I applaud your contributions here, Eph ’20. This is information the Ephblog community can appreciate—and enjoy reading. Was there a survey of those WOW students who have since chosen to attend Williams? My guess is that a numerical survey would appeal to administrators these days, but observations such as yours could be much more valuable to those hoping to “sell” the college through WOW.

#2 Comment By Eph ’20 On June 28, 2016 @ 7:08 pm

Thank you! It’s great to be able to add a little something to what I’ve appreciated so long as a reader here on Ephblog.

Sadly, no survey. If there was, I’d post up a scan/screenshot of it to try and save it from the dustbin.

But, yes: very anecdote heavy post. It’s not what the whole series — yesterday, plus two to come — will consist of, but, I thought I owed a little something to current high schoolers who might be looking for information on WOW. (Fittingly enough, around this time last year, surfing around the internet for information on WOW is what lead me to Ephblog.)

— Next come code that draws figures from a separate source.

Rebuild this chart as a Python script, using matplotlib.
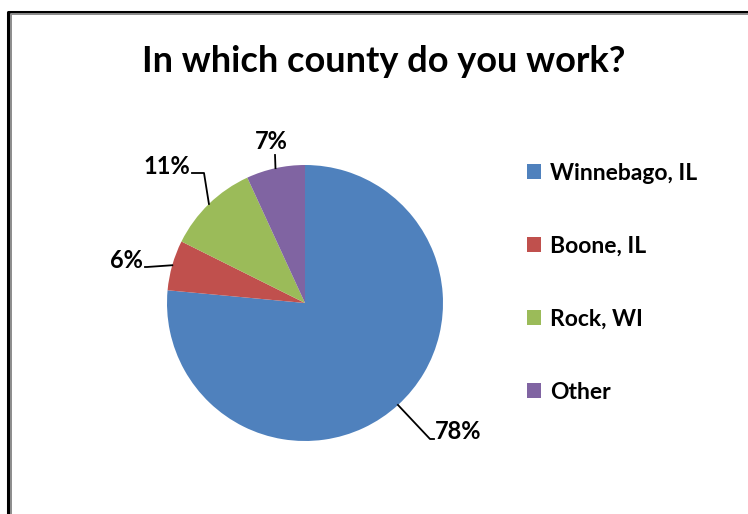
import matplotlib
matplotlib.use('Agg')
import matplotlib.pyplot as plt
import numpy as np

counties = ['Winnebago, IL', 'Boone, IL', 'Rock, WI', 'Other']
percent = [78, 6, 11, 7]
colors = ['#4F81BD', '#C0504D', '#9BBB59', '#8064A2']

W, H = 748, 514
plt.rcParams['font.family'] = ['Lato', 'DejaVu Sans']
plt.rcParams['font.weight'] = 'bold'

fig = plt.figure(figsize=(W / 100, H / 100), dpi=100)
ax = fig.add_axes([0, 0, 1, 1])

# frame around the chart (black outer, grey inner)
ax.plot([8.5, 8.5, W], [0, H - 11.5, H - 11.5], color='black', lw=2.2, solid_capstyle='butt')
ax.plot([11.5, 11.5, W], [0, H - 14, H - 14], color='#8c8c8c', lw=1.4, solid_capstyle='butt')

cx, cy, r = 305, H - 303, 138
wedges, _ = ax.pie(percent, colors=colors, startangle=90, counterclock=False,
                   center=(cx, cy), radius=r, frame=True,
                   wedgeprops=dict(linewidth=0))
ax.set_xlim(0, W)
ax.set_ylim(0, H)
ax.set_aspect('equal')
ax.axis('off')

# leader lines: edge of wedge -> elbow -> end, text next to end
leaders = [
    ((430, H - 439), (434, H - 439), (435, H - 439, 'left', 'baseline')),
    ((147, H - 267), (145, H - 267), (143, H - 268, 'right', 'baseline')),
    ((204, H - 173), (192, H - 173), (190, H - 174, 'right', 'baseline')),
    ((275, H - 155), (275, H - 155), (271, H - 149, 'center', 'baseline')),
]
for w, p, (elbow, end, (tx, ty, ha, va)) in zip(wedges, percent, leaders):
    mid = np.deg2rad((w.theta1 + w.theta2) / 2)
    ex, ey = cx + r * np.cos(mid), cy + r * np.sin(mid)
    ax.plot([ex, elbow[0], end[0]], [ey, elbow[1], end[1]], color='black', lw=1.3)
    ax.text(tx, ty, f'{p}%', ha=ha, va=va, fontsize=17, fontweight='bold')

ax.text(384, H - 72, 'In which county do you work?', ha='center', va='baseline',
        fontsize=26, fontweight='bold')

ax.legend(wedges, counties, loc='upper left', bbox_to_anchor=(506 / W, 1 - 142 / H),
          frameon=False, handlelength=0.62, handleheight=0.62,
          handletextpad=0.4, labelspacing=2.27, prop={'weight': 'bold', 'size': 16.5})

fig.savefig('out.png', dpi=100)
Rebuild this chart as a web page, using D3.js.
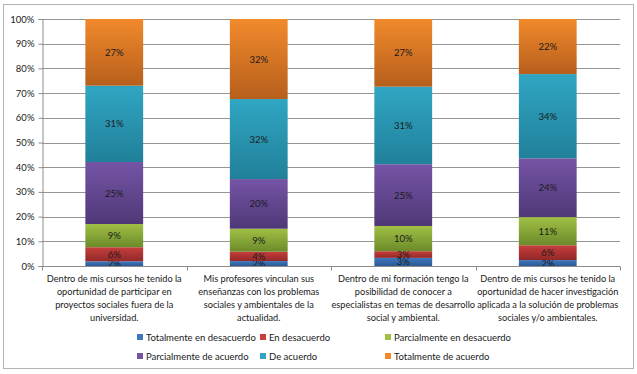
<!DOCTYPE html>
<html>
<head>
<meta charset="utf-8">
<script src="https://cdn.jsdelivr.net/npm/d3@7"></script>
<style>
  body { margin: 0; background: #fff; }
  text { font-family: Lato, "Liberation Sans", sans-serif; fill: #1a1a1a; }
</style>
</head>
<body>
<div id="grafico"></div>
<script>
// Datos del gráfico
const categorias = [
  'Dentro de mis cursos he tenido la|oportunidad de participar en|proyectos sociales fuera de la|universidad.',
  'Mis profesores vinculan sus|enseñanzas con los problemas|sociales y ambientales de la|actualidad.',
  'Dentro de mi formación tengo la|posibilidad de conocer a|especialistas en temas de desarrollo|social y ambiental.',
  'Dentro de mis cursos he tenido la|oportunidad de hacer investigación|aplicada a la solución de problemas|sociales y/o ambientales.'
];
const series = [
  'Totalmente en desacuerdo',
  'En desacuerdo',
  'Parcialmente en desacuerdo',
  'Parcialmente de acuerdo',
  'De acuerdo',
  'Totalmente de acuerdo'
];
const totalmenteDesacuerdo = [1.9, 2.0, 3.3, 2.4];
const enDesacuerdo = [5.7, 3.8, 2.7, 6.0];
const parcialDesacuerdo = [9.4, 9.3, 10.2, 11.4];
const parcialAcuerdo = [25.1, 20.1, 25.0, 23.8];
const deAcuerdo = [30.9, 32.4, 31.4, 34.1];
const totalmenteAcuerdo = [27.0, 32.4, 27.4, 22.3];
const ticksY = [0, 10, 20, 30, 40, 50, 60, 70, 80, 90, 100];

// colores: [arriba, abajo] para el degradado
const colores = [
  ['#3f78c0', '#2b5a94'],
  ['#c63f3d', '#922828'],
  ['#a0c044', '#6c8a2a'],
  ['#7554a6', '#4f3877'],
  ['#30a6c3', '#21809a'],
  ['#f28a2c', '#b65f1c']
];

const largura = 637, altura = 374;
const margem = { top: 19, right: 17, bottom: 108, left: 42 };
const w = largura - margem.left - margem.right;
const h = altura - margem.top - margem.bottom;

const svg = d3.select('#grafico').append('svg')
  .attr('width', largura).attr('height', altura);

// degradados
const defs = svg.append('defs');
colores.forEach((c, i) => {
  const g = defs.append('linearGradient').attr('id', 'grad' + i)
    .attr('x1', 0).attr('y1', 0).attr('x2', 0).attr('y2', 1);
  g.append('stop').attr('offset', '0%').attr('stop-color', c[0]);
  g.append('stop').attr('offset', '100%').attr('stop-color', c[1]);
});

// borde del gráfico
svg.append('rect').attr('x', 3.5).attr('y', 4.5).attr('width', 630).attr('height', 364)
  .attr('fill', 'none').attr('stroke', '#b3b3b3');

const g = svg.append('g').attr('transform', `translate(${margem.left},${margem.top})`);

const x = d3.scaleBand().domain(d3.range(categorias.length)).range([0, w]);
const y = d3.scaleLinear().domain([0, 100]).range([h, 0]);

// líneas de la cuadrícula
g.selectAll('.grid').data(ticksY.slice(1)).enter().append('line')
  .attr('x1', 0).attr('x2', w)
  .attr('y1', d => Math.round(y(d)) + 0.5).attr('y2', d => Math.round(y(d)) + 0.5)
  .attr('stroke', '#959595').attr('stroke-width', 1);

// datos apilados
const filas = categorias.map((c, i) => ({
  i,
  v: [totalmenteDesacuerdo[i], enDesacuerdo[i], parcialDesacuerdo[i], parcialAcuerdo[i], deAcuerdo[i], totalmenteAcuerdo[i]]
}));
const pila = d3.stack().keys(d3.range(series.length)).value((d, k) => d.v[k])(filas);

const anchoBarra = x.bandwidth() * 0.4;
const capas = g.selectAll('.capa').data(pila).enter().append('g')
  .attr('fill', (d, i) => `url(#grad${i})`);

capas.selectAll('rect').data(d => d).enter().append('rect')
  .attr('x', d => x(d.data.i) + (x.bandwidth() - anchoBarra) / 2)
  .attr('width', anchoBarra)
  .attr('y', d => y(d[1]))
  .attr('height', d => y(d[0]) - y(d[1]));

// etiquetas de valores
capas.selectAll('text').data(d => d).enter().append('text')
  .attr('x', d => x(d.data.i) + x.bandwidth() / 2)
  .attr('y', d => (y(d[0]) + y(d[1])) / 2 + 3.5)
  .attr('text-anchor', 'middle')
  .style('font-size', '9.5px')
  .text(d => Math.round(d[1] - d[0]) + '%');

// eje Y
const ejeY = g.append('g').attr('transform', 'translate(0.5,0)')
  .call(d3.axisLeft(y).tickValues(ticksY).tickSize(4).tickPadding(4).tickFormat(d => d + '%'));
ejeY.select('.domain').attr('stroke', '#8c8c8c');
ejeY.selectAll('.tick line').attr('stroke', '#8c8c8c');
ejeY.selectAll('text').style('font-size', '9.5px').attr('fill', '#1a1a1a');

// eje X
const ejeX = g.append('g').attr('transform', `translate(0,${h + 0.5})`);
ejeX.append('line').attr('x1', 0).attr('x2', w).attr('stroke', '#8c8c8c');
ejeX.selectAll('.tk').data(d3.range(categorias.length + 1)).enter().append('line')
  .attr('x1', d => Math.round(d * x.step()) + 0.5).attr('x2', d => Math.round(d * x.step()) + 0.5)
  .attr('y1', 0).attr('y2', 4).attr('stroke', '#8c8c8c');

ejeX.selectAll('.cat').data(categorias).enter().append('text')
  .attr('text-anchor', 'middle')
  .attr('transform', (d, i) => `translate(${x(i) + x.bandwidth() / 2},0)`)
  .style('font-size', '9.2px')
  .each(function (d) {
    d.split('|').forEach((linea, k) => {
      d3.select(this).append('tspan').attr('x', 0).attr('y', 15.5 + k * 13).text(linea);
    });
  });

// leyenda
const posLeyenda = [[137, 337], [260, 337], [385, 337], [137, 356], [260, 356], [385, 356]];
const leyenda = svg.selectAll('.ley').data(series).enter().append('g')
  .attr('transform', (d, i) => `translate(${posLeyenda[i][0]},${posLeyenda[i][1]})`);
leyenda.append('rect').attr('x', 0).attr('y', -3).attr('width', 6).attr('height', 6)
  .attr('fill', (d, i) => colores[i][0]);
leyenda.append('text').attr('x', 9).attr('y', 3.5)
  .style('font-size', '9.5px').text(d => d);
</script>
</body>
</html>
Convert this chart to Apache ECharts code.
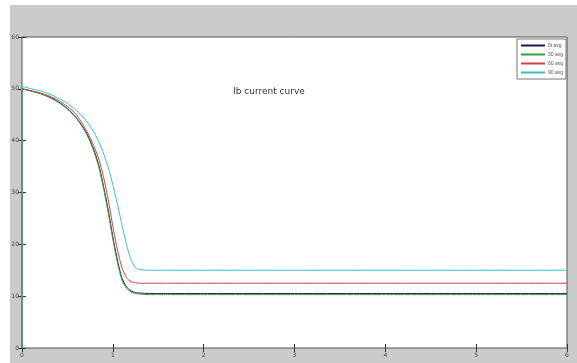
<!DOCTYPE html>
<html>
<head>
<meta charset="utf-8">
<script src="https://cdn.jsdelivr.net/npm/echarts@6/dist/echarts.min.js"></script>
<style>
  html, body { margin: 0; padding: 0; background: #fff; }
  #chart { width: 577px; height: 363px; }
</style>
</head>
<body>
<div id="chart"></div>
<script>
// time axis (s)
const tValues = [0, 0.001, 0.1, 0.2, 0.3, 0.4, 0.5, 0.6, 0.7, 0.75, 0.8, 0.85, 0.9, 0.95, 1.0, 1.05, 1.1, 1.15, 1.2, 1.25, 1.3, 1.4, 1.6, 2, 3, 4, 5, 6]

const seriesNames = ['0t avg', '30 avg', '60 avg', '90 avg']
const seriesColors = ['#1a1a4a', '#3c9a3c', '#d04040', '#30c0c8']

// Ib 电流曲线
const curveA = [0, 50, 49.6, 49.1, 48.4, 47.5, 46.2, 44.4, 41.8, 40, 37.8, 35, 31, 26.5, 21.5, 17, 13.5, 11.8, 11, 10.7, 10.6, 10.5, 10.5, 10.5, 10.5, 10.5, 10.5, 10.5]
const curveB = [0, 50, 49.6, 49.1, 48.4, 47.4, 46.1, 44.3, 41.6, 39.8, 37.5, 34.6, 30.6, 26, 21, 16.5, 13.1, 11.5, 10.8, 10.5, 10.4, 10.3, 10.3, 10.3, 10.3, 10.3, 10.3, 10.3]
const curveC = [0, 50, 49.6, 49.2, 48.6, 47.8, 46.6, 45, 42.2, 40.6, 38.6, 36.2, 32.8, 28.5, 23.5, 19, 15.5, 13.6, 12.8, 12.6, 12.5, 12.5, 12.5, 12.5, 12.5, 12.5, 12.5, 12.5]
const curveD = [0, 50.5, 50, 49.6, 49, 48.2, 47.2, 45.8, 44, 42.8, 41.4, 39.6, 37.4, 34.8, 31.5, 27.8, 23.8, 20, 17, 15.5, 15.1, 15, 15, 15, 15, 15, 15, 15]
const curves = [curveA, curveB, curveC, curveD]

const xTicks = [0, 1, 2, 3, 4, 5, 6]
const yTicks = [0, 10, 20, 30, 40, 50, 60]

const chart = echarts.init(document.getElementById('chart'))

const tickStyle = { inside: true, length: 4, lineStyle: { color: '#333', width: 1 } }
const labelStyle = { fontSize: 6, color: '#444', fontFamily: 'DejaVu Sans' }

const option = {
  animation: false,
  backgroundColor: '#fff',
  graphic: [
    {
      type: 'rect',
      shape: { x: 10, y: 5, width: 567, height: 358 },
      style: { fill: '#cbcbcb' },
      z: -10,
      silent: true,
    },
    {
      type: 'text',
      left: 233,
      top: 87,
      style: { text: 'Ib current curve', fontSize: 9, fill: '#333', fontFamily: 'DejaVu Sans' },
      z: 10,
    },
  ],
  grid: {
    left: 22,
    right: 10,
    top: 37,
    bottom: 15,
    show: true,
    backgroundColor: '#fff',
    borderColor: '#555',
    borderWidth: 1,
  },
  legend: {
    orient: 'vertical',
    right: 11,
    top: 39,
    data: seriesNames,
    itemWidth: 24,
    itemHeight: 2,
    itemGap: 4,
    icon: 'rect',
    backgroundColor: '#fff',
    borderColor: '#777',
    borderWidth: 1,
    padding: [4, 3, 4, 4],
    textStyle: { fontSize: 5, color: '#555', padding: [0, 0, 0, -2] },
  },
  xAxis: [
    {
      type: 'value',
      min: 0,
      max: 6,
      interval: 1,
      axisLine: { show: false },
      axisTick: tickStyle,
      splitLine: { show: false },
      axisLabel: Object.assign({ margin: 4, formatter: v => xTicks.includes(v) ? String(v) : '' }, labelStyle),
    },
    {
      type: 'value',
      position: 'top',
      min: 0,
      max: 6,
      interval: 1,
      axisLine: { show: false },
      axisTick: tickStyle,
      splitLine: { show: false },
      axisLabel: { show: false },
    },
  ],
  yAxis: [
    {
      type: 'value',
      min: 0,
      max: 60,
      interval: 10,
      axisLine: { show: false },
      axisTick: tickStyle,
      splitLine: { show: false },
      axisLabel: Object.assign({ margin: 3, formatter: v => yTicks.includes(v) ? String(v) : '' }, labelStyle),
    },
    {
      type: 'value',
      position: 'right',
      min: 0,
      max: 60,
      interval: 10,
      axisLine: { show: false },
      axisTick: tickStyle,
      splitLine: { show: false },
      axisLabel: { show: false },
    },
  ],
  series: curves.map((vals, i) => ({
    name: seriesNames[i],
    type: 'line',
    data: tValues.map((t, j) => [t, vals[j]]),
    smooth: 0.2,
    symbol: 'none',
    lineStyle: { color: seriesColors[i], width: 1 },
    itemStyle: { color: seriesColors[i] },
  })),
}

chart.setOption(option)
</script>
</body>
</html>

#3 Comment By John C. Drew, Ph.D. On June 28, 2016 @ 9:18 pm

I looked up Leyla Rouhi on Rate My Professors. She has three reviews and a perfect 5.0 rating.

See, http://www.ratemyprofessors.com/ShowRatings.jsp?tid=698439

It makes sense to me that a student would see the sample classes one of the most significant aspects of their WOW visit.

Rouhi was chosen by The Carnegie Foundation for the Advancement of Teaching and the Council for Advancement and Support of Education (CASE) as the 2010 Massachusetts Professor of the Year. She was one of 38 state winners selected from more than 300 top professors in the United States.

See, http://iranian.com/main/2010/nov/leyla-rouhi.html

She has a B.A. from Oxford and a Ph.D. from Harvard. While she was a grad student at Harvard, she was the six-time winner of a Certificate for Excellence in Teaching.

You can see her publishing history here, http://spanish.williams.edu/profile/lrouhi/

#4 Comment By David Dudley Field ’25 On June 29, 2016 @ 6:28 am

> I applaud your contributions here, Eph ’20

Me too! This is great stuff.

One request: Would you mind copy/pasting the various correspondences with Williams with regard to WoW (with you name redacted, of course) into one of these threads? Future historians will thank you! None of these documents are public and all of us would be interested to see how Williams communicates with potential students.